I had a little pumpkin remaining from the autumn harvest, so after pureeing it I found a lovely little recipe for Pumpkin Muffins, and changed it round a bit to suit me.

( If you don't have a fresh pumpkin, you can buy tinned pumpkin puree! (but not very easily in Ireland ->>> where to buy tinned pumpkin in Ireland )
I guess some of us will have to wait til next year to get to try this recipe again!)
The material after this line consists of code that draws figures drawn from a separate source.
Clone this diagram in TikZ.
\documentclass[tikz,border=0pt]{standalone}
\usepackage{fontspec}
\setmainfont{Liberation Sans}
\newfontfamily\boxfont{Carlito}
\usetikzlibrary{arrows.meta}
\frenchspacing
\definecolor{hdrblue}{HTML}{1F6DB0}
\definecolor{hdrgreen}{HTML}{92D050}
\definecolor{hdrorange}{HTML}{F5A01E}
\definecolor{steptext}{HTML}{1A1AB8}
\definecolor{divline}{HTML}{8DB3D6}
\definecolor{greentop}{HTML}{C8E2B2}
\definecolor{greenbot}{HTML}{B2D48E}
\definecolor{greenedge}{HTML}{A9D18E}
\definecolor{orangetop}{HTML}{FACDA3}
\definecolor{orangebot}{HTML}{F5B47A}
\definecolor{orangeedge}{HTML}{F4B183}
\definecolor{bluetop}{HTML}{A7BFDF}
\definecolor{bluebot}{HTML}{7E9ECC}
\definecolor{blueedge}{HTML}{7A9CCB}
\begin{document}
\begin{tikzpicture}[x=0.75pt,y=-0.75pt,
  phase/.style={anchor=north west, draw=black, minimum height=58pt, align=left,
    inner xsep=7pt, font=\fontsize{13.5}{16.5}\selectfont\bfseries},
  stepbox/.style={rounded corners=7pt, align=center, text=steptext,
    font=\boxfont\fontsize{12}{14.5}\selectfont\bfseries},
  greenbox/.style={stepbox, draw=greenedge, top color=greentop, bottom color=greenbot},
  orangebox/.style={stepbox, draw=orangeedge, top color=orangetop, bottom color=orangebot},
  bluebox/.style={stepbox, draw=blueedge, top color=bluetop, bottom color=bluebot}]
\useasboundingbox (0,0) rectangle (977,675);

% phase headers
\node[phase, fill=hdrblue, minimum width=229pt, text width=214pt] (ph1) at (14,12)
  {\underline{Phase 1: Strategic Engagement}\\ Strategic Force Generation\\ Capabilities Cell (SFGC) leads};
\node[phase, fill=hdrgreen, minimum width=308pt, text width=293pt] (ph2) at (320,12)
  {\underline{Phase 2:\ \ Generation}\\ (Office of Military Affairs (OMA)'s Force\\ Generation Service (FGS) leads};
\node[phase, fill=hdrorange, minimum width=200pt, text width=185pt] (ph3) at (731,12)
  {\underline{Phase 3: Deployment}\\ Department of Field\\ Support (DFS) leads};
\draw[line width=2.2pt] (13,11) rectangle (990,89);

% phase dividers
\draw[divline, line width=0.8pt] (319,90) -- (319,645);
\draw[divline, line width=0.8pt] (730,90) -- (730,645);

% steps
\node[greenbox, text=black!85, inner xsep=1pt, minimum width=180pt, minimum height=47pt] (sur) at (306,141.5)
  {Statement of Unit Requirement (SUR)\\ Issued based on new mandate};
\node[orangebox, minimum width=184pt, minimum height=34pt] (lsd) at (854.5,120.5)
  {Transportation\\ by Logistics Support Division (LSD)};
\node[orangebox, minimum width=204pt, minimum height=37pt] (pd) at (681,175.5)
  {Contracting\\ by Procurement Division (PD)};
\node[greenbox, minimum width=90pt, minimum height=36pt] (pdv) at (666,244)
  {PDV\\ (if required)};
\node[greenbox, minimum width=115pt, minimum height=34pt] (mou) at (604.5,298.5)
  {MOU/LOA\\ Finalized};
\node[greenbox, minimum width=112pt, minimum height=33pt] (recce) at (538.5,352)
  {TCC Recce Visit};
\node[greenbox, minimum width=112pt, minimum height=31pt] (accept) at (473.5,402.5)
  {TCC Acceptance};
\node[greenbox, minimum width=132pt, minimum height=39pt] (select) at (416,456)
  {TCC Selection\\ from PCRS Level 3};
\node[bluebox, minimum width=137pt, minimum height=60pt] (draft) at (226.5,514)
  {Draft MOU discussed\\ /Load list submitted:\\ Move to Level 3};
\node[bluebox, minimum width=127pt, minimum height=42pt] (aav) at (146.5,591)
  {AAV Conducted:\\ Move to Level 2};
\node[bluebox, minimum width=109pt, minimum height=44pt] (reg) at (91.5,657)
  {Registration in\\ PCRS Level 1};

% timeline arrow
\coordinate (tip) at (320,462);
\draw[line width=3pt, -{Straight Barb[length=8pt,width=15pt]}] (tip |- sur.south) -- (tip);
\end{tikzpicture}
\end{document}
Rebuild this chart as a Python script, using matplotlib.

1⁄2 cup of raisins, soaked in warm water for a few minutes
1 1⁄2 cups of wholemeal flour
1⁄2 cup of brown sugar (I used light brown sugar)
1 tsp cinnamon
1⁄2 tsp all spice
1⁄4 tsp ground nutmeg
1⁄4 tsp ginger
3⁄4 tsp baking powder
1⁄2 tsp baking soda
1⁄2 tsp salt
2 eggs
3⁄4 cup pumpkin puree
1⁄2  cup vegetable oil (I used sunflower, but any oil is fine)
1⁄2 cup of honey
Handful sunflower/pumpkin seeds for sprinkling over the top.

As I was using fresh pumpkin, I had to make my pumpkin puree first. I peeled and chopped the pumpkin and cooked in the microwave for about 10 minutes. Alternatively you can roast the pumpkin for about an hour until soft and gooey. Once cooked I pureed the pumpkin in a blender until smooth, transferred to a bowl and cooled.

Preheat the oven to 180°C.
Grease a 12 muffin tray and line with paper cases or use silicone cases.

In a large bowl mix the dry ingredients: the wholemeal flour, sugar, baking powder, baking soda, spices and salt. Stir until well mixed.

Make a hollow/well in the centre of the dry ingredients and to this add the eggs, the oil, the pumpkin puree and the honey.

Mix well.

Drain the water from the raisins, Soaking allows them to plump up. Add the plump raisins to the bowl and mix well.

Divide the mixture equally between 12 muffin cases, so they should be about 2/3 full. 

Sprinkle the tops with a few pumpkin seeds and sunflower seeds.

Bake for 20 minutes in the preheated oven.

Cool in the muffin tray before removing and enjoying.